‘Visiting Edna’ delves into adult son to parent relationship as death looms


The power of ‘Visiting Edna,” Tony Award-winning playwright David Rabe’s play premiering at Steppenwolf Theatre, is the utter normalcy of the conversations that take place when a married son visits his terminally ill mother.

Debra Monk (Edna) and Ian Barford (Andrew) in 'Visiting Edna' at Steppenwolf Theatre. Photo by Michael Brosilow
Debra Monk (Edna) and Ian Barford (Andrew) in ‘Visiting Edna’ at Steppenwolf Theatre. Photo by Michael Brosilow

Rabe’s brilliance, projected in the superb acting of Debra Monk as Edna and Ian Barford as son Andrew, is that the drama is subtle enough to apply to almost any family and be understood and appreciated by any audience.

Monk who has worked on Broadway and in film makes a terrific Steppenwolf debut as an elderly, small-town Iowa grandmother who is lonely after her husband and best friend die. Her children and grandchildren live elsewhere.

Already plagued by a heart condition, arthritis, diabetes and a colostomy, she learns that she is dying of cancer. But even with all her problems she wants to live.
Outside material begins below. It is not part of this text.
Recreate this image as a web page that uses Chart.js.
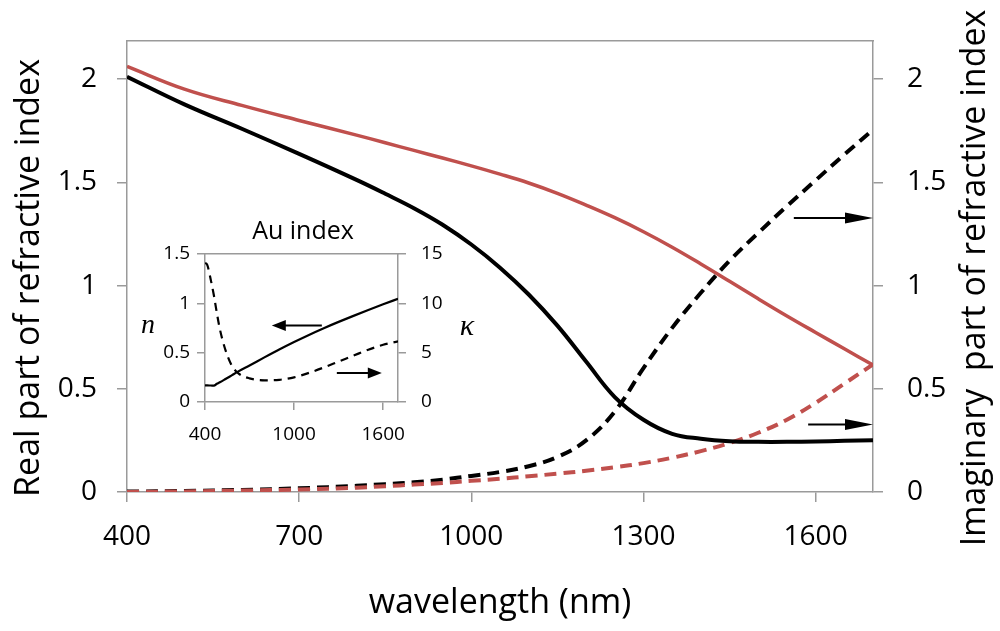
<!DOCTYPE html>
<html>
<head>
<meta charset="utf-8">
<title>Refractive index</title>
<script src="https://cdn.jsdelivr.net/npm/chart.js@4.4.1/dist/chart.umd.min.js"></script>
<style>
  html, body { margin: 0; padding: 0; background: #fff; }
  #wrap { position: relative; width: 1000px; height: 631px; }
  #mainBox { position: absolute; left: 0; top: 0; width: 1000px; height: 631px; }
  #insetBox { position: absolute; left: 130px; top: 200px; width: 360px; height: 260px; }
</style>
</head>
<body>
<div id="wrap">
  <div id="mainBox"><canvas id="mainChart"></canvas></div>
  <div id="insetBox"><canvas id="insetChart"></canvas></div>
</div>
<script>
// main plot data (wavelength in nm)
const wavelength = [400, 500, 600, 700, 800, 850, 900, 950, 1000, 1050, 1100, 1150, 1200, 1250, 1300, 1350, 1400, 1450, 1500, 1550, 1600, 1650, 1700];
const realBlack = [2.012, 1.878, 1.76, 1.638, 1.512, 1.445, 1.375, 1.295, 1.199, 1.087, 0.957, 0.806, 0.632, 0.46, 0.35, 0.282, 0.258, 0.246, 0.243, 0.243, 0.245, 0.248, 0.251];
const realRed   = [2.062, 1.952, 1.873, 1.80, 1.729, 1.692, 1.655, 1.618, 1.58, 1.54, 1.497, 1.447, 1.39, 1.329, 1.261, 1.186, 1.105, 1.021, 0.936, 0.853, 0.773, 0.694, 0.615];
const imagBlack = [0.002, 0.005, 0.01, 0.018, 0.03, 0.038, 0.047, 0.06, 0.078, 0.097, 0.125, 0.17, 0.25, 0.39, 0.60, 0.795, 0.965, 1.12, 1.255, 1.385, 1.51, 1.635, 1.755];
const imagRed   = [0.0, 0.003, 0.007, 0.012, 0.021, 0.028, 0.036, 0.044, 0.054, 0.064, 0.076, 0.089, 0.103, 0.12, 0.14, 0.166, 0.198, 0.237, 0.287, 0.35, 0.432, 0.525, 0.618];

const xTicks = [400, 700, 1000, 1300, 1600];
const yTicks = [0, 0.5, 1, 1.5, 2];

// arrows: [from wavelength, to wavelength, value]
const mainArrows = [[1562, 1700, 1.327], [1587, 1700, 0.327]];

// inset: Au index
const auWavelength = [400, 415, 440, 460, 480, 500, 535, 580, 625, 700, 800, 900, 1000, 1100, 1200, 1300, 1400, 1500, 1600, 1700];
const auN     = [0.169, 0.168, 0.167, 0.166, 0.185, 0.20, 0.23, 0.27, 0.31, 0.37, 0.452, 0.532, 0.608, 0.68, 0.748, 0.812, 0.873, 0.932, 0.99, 1.046];
const auKappa = [14.1, 13.9, 12.3, 10.8, 9.0, 7.4, 5.4, 3.7, 2.9, 2.4, 2.2, 2.25, 2.5, 2.95, 3.5, 4.1, 4.7, 5.3, 5.8, 6.15];

const insetXTicks = [400, 1000, 1600];
const insetNTicks = [0, 0.5, 1, 1.5];
const insetKTicks = [0, 5, 10, 15];
const insetArrows = [[1187, 850, 0.775], [1288, 1591, 0.295]];

const FONT = '"Open Sans", "Liberation Sans", sans-serif';
const AXIS = '#9a9a9a';

function pts(xs, ys) {
  return xs.map((x, i) => ({ x: x, y: ys[i] }));
}

// draws horizontal arrows given in data units
const arrowPlugin = {
  id: 'arrows',
  afterDatasetsDraw(chart, args, opts) {
    const ctx = chart.ctx;
    const xs = chart.scales.x, ys = chart.scales.y;
    opts.list.forEach(a => {
      const x1 = xs.getPixelForValue(a[0]);
      const x2 = xs.getPixelForValue(a[1]);
      const y = ys.getPixelForValue(a[2]);
      const dir = x2 > x1 ? 1 : -1;
      ctx.save();
      ctx.strokeStyle = '#000';
      ctx.fillStyle = '#000';
      ctx.lineWidth = opts.width;
      ctx.beginPath();
      ctx.moveTo(x1, y);
      ctx.lineTo(x2 - dir * opts.head * 0.8, y);
      ctx.stroke();
      ctx.beginPath();
      ctx.moveTo(x2, y);
      ctx.lineTo(x2 - dir * opts.head, y - opts.half);
      ctx.lineTo(x2 - dir * opts.head, y + opts.half);
      ctx.closePath();
      ctx.fill();
      ctx.restore();
    });
  }
};

// free text (axis titles, inset labels)
const textPlugin = {
  id: 'freeText',
  afterDraw(chart, args, opts) {
    const ctx = chart.ctx;
    opts.items.forEach(t => {
      ctx.save();
      ctx.font = t.font;
      ctx.fillStyle = '#000';
      ctx.textAlign = 'center';
      ctx.textBaseline = 'middle';
      ctx.translate(t.x, t.y);
      if (t.rotate) ctx.rotate(t.rotate);
      ctx.fillText(t.text, 0, 0);
      ctx.restore();
    });
  }
};

function fixedTicks(list) {
  return scale => { scale.ticks = list.map(v => ({ value: v })); };
}

function axisGrid(len) {
  return { drawOnChartArea: false, drawTicks: true, tickLength: len, color: AXIS, lineWidth: 1.5 };
}

const mainChart = new Chart(document.getElementById('mainChart'), {
  type: 'line',
  data: {
    datasets: [
      { data: pts(wavelength, realRed), borderColor: '#c0504d', borderWidth: 3.5, yAxisID: 'y' },
      { data: pts(wavelength, realBlack), borderColor: '#000', borderWidth: 4, yAxisID: 'y' },
      { data: pts(wavelength, imagRed), borderColor: '#c0504d', borderWidth: 4, borderDash: [12, 7], yAxisID: 'y2' },
      { data: pts(wavelength, imagBlack), borderColor: '#000', borderWidth: 4, borderDash: [12, 7], yAxisID: 'y2' }
    ]
  },
  options: {
    responsive: true,
    maintainAspectRatio: false,
    animation: false,
    layout: { padding: { top: 11, left: 0, right: 0, bottom: 0 } },
    elements: {
      point: { radius: 0 },
      line: { tension: 0.4, fill: false, borderCapStyle: 'butt' }
    },
    plugins: {
      legend: { display: false },
      tooltip: { enabled: false },
      arrows: { list: mainArrows, width: 2, head: 28, half: 5.5 },
      freeText: {
        items: [
          { text: 'wavelength (nm)', x: 500, y: 603, font: '34px ' + FONT },
          { text: 'Real part of refractive index', x: 29, y: 278, rotate: -Math.PI / 2, font: '34px ' + FONT },
          { text: 'Imaginary  part of refractive index', x: 975, y: 278, rotate: -Math.PI / 2, font: '34px ' + FONT }
        ]
      }
    },
    scales: {
      x: {
        type: 'linear', position: 'bottom', min: 400, max: 1700,
        afterBuildTicks: fixedTicks(xTicks),
        afterFit: s => { s.height = 139; },
        grid: axisGrid(10),
        border: { color: AXIS, width: 1.5 },
        ticks: { color: '#000', font: { family: FONT, size: 28 }, padding: 18, callback: v => String(v), maxRotation: 0 }
      },
      xTop: {
        type: 'linear', position: 'top', min: 400, max: 1700,
        afterFit: s => { s.height = 0; },
        grid: { display: false },
        border: { color: AXIS, width: 1.5 },
        ticks: { display: false }
      },
      y: {
        position: 'left', min: 0, max: 2.186,
        afterBuildTicks: fixedTicks(yTicks),
        afterFit: s => { s.width = 127; },
        grid: axisGrid(10),
        border: { color: AXIS, width: 1.5 },
        ticks: { color: '#000', font: { family: FONT, size: 28 }, padding: 20, callback: v => String(v) }
      },
      y2: {
        position: 'right', min: 0, max: 2.186,
        afterBuildTicks: fixedTicks(yTicks),
        afterFit: s => { s.width = 127; },
        grid: axisGrid(10),
        border: { color: AXIS, width: 1.5 },
        ticks: { color: '#000', font: { family: FONT, size: 28 }, padding: 24, callback: v => String(v) }
      }
    }
  },
  plugins: [arrowPlugin, textPlugin]
});

// inset canvas sits at (130, 200) of the page
const insetChart = new Chart(document.getElementById('insetChart'), {
  type: 'line',
  data: {
    datasets: [
      { data: pts(auWavelength, auN), borderColor: '#000', borderWidth: 2.2, yAxisID: 'y' },
      { data: pts(auWavelength, auKappa), borderColor: '#000', borderWidth: 2.2, borderDash: [8, 6], yAxisID: 'y2' }
    ]
  },
  options: {
    responsive: true,
    maintainAspectRatio: false,
    animation: false,
    layout: { padding: { top: 54, left: 0, right: 0, bottom: 0 } },
    elements: {
      point: { radius: 0 },
      line: { cubicInterpolationMode: 'monotone', fill: false, borderCapStyle: 'butt' }
    },
    plugins: {
      legend: { display: false },
      tooltip: { enabled: false },
      arrows: { list: insetArrows, width: 2, head: 14, half: 5.5 },
      freeText: {
        items: [
          { text: 'Au index', x: 173, y: 32, font: '25px ' + FONT },
          { text: 'n', x: 18, y: 126, font: 'italic 28px "Liberation Serif", serif' },
          { text: '\u03ba', x: 337, y: 127, font: 'italic 30px "Liberation Serif", serif' }
        ]
      }
    },
    scales: {
      x: {
        type: 'linear', position: 'bottom', min: 400, max: 1700,
        afterBuildTicks: fixedTicks(insetXTicks),
        afterFit: s => { s.height = 58; },
        grid: axisGrid(8),
        border: { color: AXIS, width: 1.5 },
        ticks: { color: '#000', font: { family: FONT, size: 19 }, padding: 13, callback: v => String(v), maxRotation: 0 }
      },
      xTop: {
        type: 'linear', position: 'top', min: 400, max: 1700,
        afterFit: s => { s.height = 0; },
        grid: { display: false },
        border: { color: AXIS, width: 1.5 },
        ticks: { display: false }
      },
      y: {
        position: 'left', min: 0, max: 1.5,
        afterBuildTicks: fixedTicks(insetNTicks),
        afterFit: s => { s.width = 75; },
        grid: axisGrid(8),
        border: { color: AXIS, width: 1.5 },
        ticks: { color: '#000', font: { family: FONT, size: 19 }, padding: 7, callback: v => String(v) }
      },
      y2: {
        position: 'right', min: 0, max: 15,
        afterBuildTicks: fixedTicks(insetKTicks),
        afterFit: s => { s.width = 92; },
        grid: axisGrid(8),
        border: { color: AXIS, width: 1.5 },
        ticks: { color: '#000', font: { family: FONT, size: 19 }, padding: 15, callback: v => String(v) }
      }
    }
  },
  plugins: [arrowPlugin, textPlugin]
});
</script>
</body>
</html>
She also wants to see more of her son and be reassured that she was a good mother and is loved.

Barford, a veteran Steppenwolf and Broadway actor, is the dutiful son who isn’t always sure how to react but tries to be helpful by taking Edna to another specialist. His family and successful career are on the East coast which may make it hard to visit often but he sends a small monthly check to help with expenses.

The foil characters here are two Steppenwolf ensemble members: television actor Tim Hopper who is the cancer that will take over Edna’s body, and Broadway actress Sally Murphy who is the television set that tries to counter despair and worry by suggesting distracting TV shows.

Directed by Tony Award-Winning Anna D. Shapiro of ‘August: Osage County’ fame, the production’s  four-way interaction among Edna, Andrew, cancer and TV set are so strong that someone battling cancer might want to think twice about seeing the show. However, anyone confronting aging and illness personally or in the family will arguably pick up messages from Rabe’s fine play.

One problem that doesn’t seem to be answered is that Edna and Andrew seem to feel there is some kind of gulf in their relationship. They seem to search for answers to why they are not closer but it’s hard to tell if they found the answers they wanted.